** Start of Data extract **
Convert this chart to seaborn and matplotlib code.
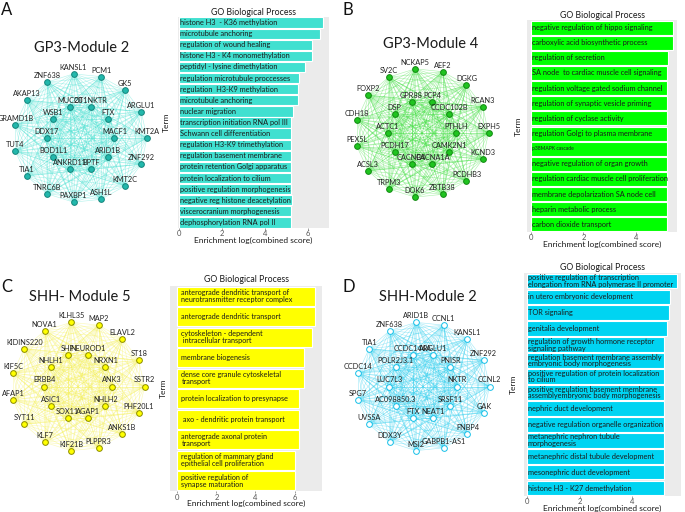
import numpy as np
import pandas as pd
import matplotlib
matplotlib.use('Agg')
import matplotlib.pyplot as plt
from matplotlib.collections import LineCollection
import seaborn as sns
from itertools import combinations

# ---- datos de las redes (anillo externo / interno, en sentido horario) ----
a_outer = ['KANSL1', 'PCM1', 'GK5', 'ARGLU1', 'KMT2A', 'ZNF292', 'KMT2C', 'ASH1L',
           'PAXBP1', 'TNRC6B', 'TIA1', 'TUT4', 'GRAMD1B', 'AKAP13', 'ZNF638']
a_inner = ['MUC20', 'OT1NKTR', 'FTX', 'MACF1', 'ARID1B', 'BPTF', 'ANKRD11',
           'BOD1L1', 'DDX17', 'WSB1']

b_outer = ['NCKAP5', 'AEF2', 'DGKG', 'RCAN3', 'EXPH5', 'KCND3', 'PCDHB3', 'ZBTB38',
           'DOK6', 'TRPM3', 'ACSL3', 'PEX5L', 'CDH18', 'FOXP2', 'SV2C']
b_inner = ['GPR88', 'PCP4', 'CCDC102B', 'PTHLH', 'CAMK2N1', 'CACNA1A', 'CACNB4',
           'PCDH17', 'ACTC1', 'DSP']

c_outer = ['KLHL35', 'MAP2', 'ELAVL2', 'ST18', 'SSTR2', 'PHF20L1', 'ANKS1B', 'PLPPR3',
           'KIF21B', 'KLF7', 'SYT11', 'AFAP1', 'KIF5C', 'KIDINS220', 'NOVA1']
c_inner = ['SHF', 'NEUROD1', 'NRXN1', 'ANK3', 'NHLH2', 'AGAP1', 'SOX11',
           'ASIC1', 'ERBB4', 'NHLH1']

d_outer = ['ARID1B', 'CCNL1', 'KANSL1', 'ZNF292', 'CCNL2', 'GAK', 'FNBP4', 'GABPB1-AS1',
           'MSI2', 'DDX3Y', 'UVSSA', 'SPG7', 'CCDC14', 'TIA1', 'ZNF638']
d_inner = ['CCDC144A', 'ARGLU1', 'PNISR', 'NKTR', 'SRSF11', 'NEAT1', 'FTX',
           'AC098850.3', 'LUC7L3', 'POLR2J3.1']

# ---- datos de enriquecimiento GO ----
a_terms = ['histone H3  - K36 methylation', 'microtubule anchoring', 'regulation of wound healing',
           'histone H3 - K4 monomethylation', 'peptidyl - lysine dimethylation',
           'regulation microtubule proccesses', 'regulation  H3-K9 methylation',
           'microtubule anchoring', 'nuclear migration', 'transcription initiation RNA pol III',
           'Schwann cell differentiation', 'regulation H3-K9 trimethylation',
           'regulation basement membrane', 'protein retention Golgi apparatus',
           'protein localization to cilium', 'positive regulation morphogenesis',
           'negative reg histone deacetylation', 'viscerocranium morphogenesis',
           'dephosphorylation RNA pol II']
a_scores = [6.70, 6.56, 6.20, 6.20, 5.87, 5.59, 5.57, 5.57, 5.34, 5.23,
            5.23, 5.23, 5.23, 5.23, 5.23, 5.23, 5.26, 5.23, 5.23]

b_terms = ['negative regulation of hippo signaling', 'carboxylic acid biosynthetic process',
           'regulation of secretion', 'SA node  to cardiac muscle cell signaling',
           'regulation voltage gated sodium channel', 'regulation of synaptic vesicle priming',
           'regulation of cyclase activity', 'regulation Golgi to plasma membrane',
           'p38MAPK cascade', 'negative regulation of organ growth',
           'regulation cardiac muscle cell proliferation', 'membrane depolarization SA node cell',
           'heparin metabolic process', 'carbon dioxide transport']
b_scores = [5.41, 5.41, 5.22, 5.19, 5.19, 5.19, 5.19, 5.19, 5.19, 5.19, 5.19, 5.19, 5.19, 5.19]

c_terms = ['anterograde dendritic transport of\nneurotransmitter receptor complex',
           'anterograde dendritic transport',
           'cytoskeleton - dependent\n intracellular transport',
           'membrane biogenesis',
           'dense core granule cytoskeletal\ntransport',
           'protein localization to presynapse',
           ' axo - dendritic protein transport',
           'anterograde axonal protein\ntransport',
           'regulation of mammary gland\nepithelial cell proliferation',
           'positive regulation of\nsynapse maturation']
c_scores = [7.06, 7.06, 6.87, 6.46, 6.46, 6.23, 6.23, 6.23, 6.04, 6.04]

d_terms = ['positive regulation of transcription\nelongation from RNA polymerase II promoter',
           'in utero embryonic development', 'TOR signaling', 'genitalia development',
           'regulation of growth hormone receptor\nsignaling pathway',
           'regulation basement membrane assembly\nembryonic body morphogenesis',
           'positive regulation of protein localization\nto cilium',
           'positive regulation basement membrane\nassemblyembryonic body morphogenesis',
           'nephric duct development', 'negative regulation organelle organization',
           'metanephric nephron tubule\nmorphogenesis', 'metanephric distal tubule development',
           'mesonephric duct development', 'histone H3 - K27 demethylation']
d_scores = [5.70, 5.45, 5.40, 5.33, 5.23, 5.23, 5.23, 5.23, 5.23, 5.23, 5.23, 5.23, 5.23, 5.23]

W, H = 685, 512
plt.rcParams['font.family'] = ['Lato', 'DejaVu Sans']
fig = plt.figure(figsize=(W / 100, H / 100), dpi=100)


def px_box(x0, y0, x1, y1):
    # caja en pixeles (origen arriba a la izquierda) -> fracciones de figura
    return [x0 / W, 1 - y1 / H, (x1 - x0) / W, (y1 - y0) / H]


def shell_pos(outer, inner, r_in=0.51):
    pos = {}
    for k, name in enumerate(outer):
        a = np.deg2rad(-6 + 360 / len(outer) * k)
        pos[name] = (np.sin(a), np.cos(a))
    for k, name in enumerate(inner):
        a = np.deg2rad(-18 + 360 / len(inner) * k)
        pos[name] = (r_in * np.sin(a), r_in * np.cos(a))
    return pos


def draw_network(cx, cy, outer, inner, edge_col, face, edge, title, title_xy):
    rx, ry, m = 66.5, 64.5, 1.25
    ax = fig.add_axes(px_box(cx - m * rx, cy - m * ry, cx + m * rx, cy + m * ry))
    ax.set_xlim(-m, m)
    ax.set_ylim(-m, m)
    ax.axis('off')
    pos = shell_pos(outer, inner)
    names = outer + inner
    segs = [[pos[u], pos[v]] for u, v in combinations(names, 2)]
    ax.add_collection(LineCollection(segs, colors=edge_col, linewidths=0.45, alpha=0.38, zorder=1))
    nodes = pd.DataFrame({'x': [pos[n][0] for n in names], 'y': [pos[n][1] for n in names]})
    sns.scatterplot(data=nodes, x='x', y='y', ax=ax, s=17, color=face, edgecolor=edge,
                    linewidth=0.7, zorder=3, legend=False)
    for n in names:
        ax.annotate(n, pos[n], xytext=(0, 2.2), textcoords='offset points', ha='center',
                    va='bottom', fontsize=5.3, color='#222222', zorder=4)
    fig.text(title_xy[0] / W, 1 - title_xy[1] / H, title, ha='center', va='center',
             fontsize=10.5, color='#1a1a1a')


def draw_bars(box, terms, scores, color, xlim, ticks, title_pad, ylab_dx, indent, fs):
    ax = fig.add_axes(px_box(*box))
    w, h = box[2] - box[0], box[3] - box[1]
    df = pd.DataFrame({'pos': [str(i) for i in range(len(terms))], 'score': scores})
    sns.barplot(data=df, x='score', y='pos', ax=ax, color=color, saturation=1, width=0.92,
                edgecolor='white', linewidth=0.8, orient='h', errorbar=None)
    ax.set_facecolor('#EBEBEB')
    for s in ax.spines.values():
        s.set_visible(False)
    ax.set_xlim(*xlim)
    ax.set_ylim(len(terms) - 0.5, -0.5)
    ax.set_xticks(ticks)
    ax.set_yticks([])
    ax.tick_params(axis='x', length=1.5, width=0.5, pad=0.3, labelsize=5.5,
                   colors='#777777', labelcolor='#555555')
    ax.set_xlabel('Enrichment log(combined score)', fontsize=6, color='#1a1a1a')
    ax.xaxis.label.set_va('center')
    ax.xaxis.set_label_coords(0.5, -12.3 / h)
    ax.set_ylabel('Term', fontsize=6, color='#1a1a1a')
    ax.yaxis.label.set_va('center')
    ax.yaxis.set_label_coords(-ylab_dx / w, 0.5)
    ax.set_title('GO Biological Process', fontsize=6.3, pad=title_pad, color='#1a1a1a')
    for i, t in enumerate(terms):
        size = 3.6 if t == 'p38MAPK cascade' else fs
        ax.annotate(t, xy=(0, i), xytext=(indent, 0), textcoords='offset points', ha='left',
                    va='center', fontsize=size, linespacing=0.95, color='#1a1a1a')
    return ax


# A
draw_network(80.5, 138, a_outer, a_inner, '#40E0D0', '#22B8AC', '#15857C', 'GP3-Module 2', (82, 47.5))
draw_bars((178, 17, 329, 228), a_terms, a_scores, '#40E0D0', (-0.06, 7.0), [0, 2, 4, 6], 0.6, 12, 0.8, 5.35)
# B
draw_network(422, 133, b_outer, b_inner, '#33DD33', '#1FC41F', '#128A12', 'GP3-Module 4', (431, 44))
draw_bars((527, 20, 677, 232), b_terms, b_scores, '#00FF00', (-0.15, 5.57), [0, 2, 4], 1.0, 9, 0.5, 5.3)
# C
draw_network(78, 386.5, c_outer, c_inner, '#F5F04A', '#FFFF00', '#8C8C00', 'SHH- Module 5', (80, 296.7))
draw_bars((170, 286, 322, 491), c_terms, c_scores, '#FFFF00', (-0.37, 7.4), [0, 2, 4, 6], 3.0, 7, 3.0, 5.25)
# D
draw_network(423, 386.5, d_outer, d_inner, '#22CCEE', 'white', '#15C0E8', 'SHH-Module 2', (428, 296.7))
draw_bars((524, 273, 681, 496), d_terms, d_scores, '#00D4F2', (-0.13, 5.87), [0, 2, 4], 2.5, 11, 0.2, 5.3)

for lab, (x, y) in zip('ABCD', [(1, 2), (343, 2), (1, 279), (343, 279)]):
    fig.text(x / W, 1 - y / H, lab, fontsize=12, va='top', ha='left', color='#111111')

fig.savefig('out.png', dpi=100)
** End of Data extract **
**What to do:**
Leave out the pictures, then repeat the listing above exactly from its first line to the line with "from itertools import combinations", inclusive.

**Solution for this task:**
Convert this chart to seaborn and matplotlib code.
import numpy as np
import pandas as pd
import matplotlib
matplotlib.use('Agg')
import matplotlib.pyplot as plt
from matplotlib.collections import LineCollection
import seaborn as sns
from itertools import combinations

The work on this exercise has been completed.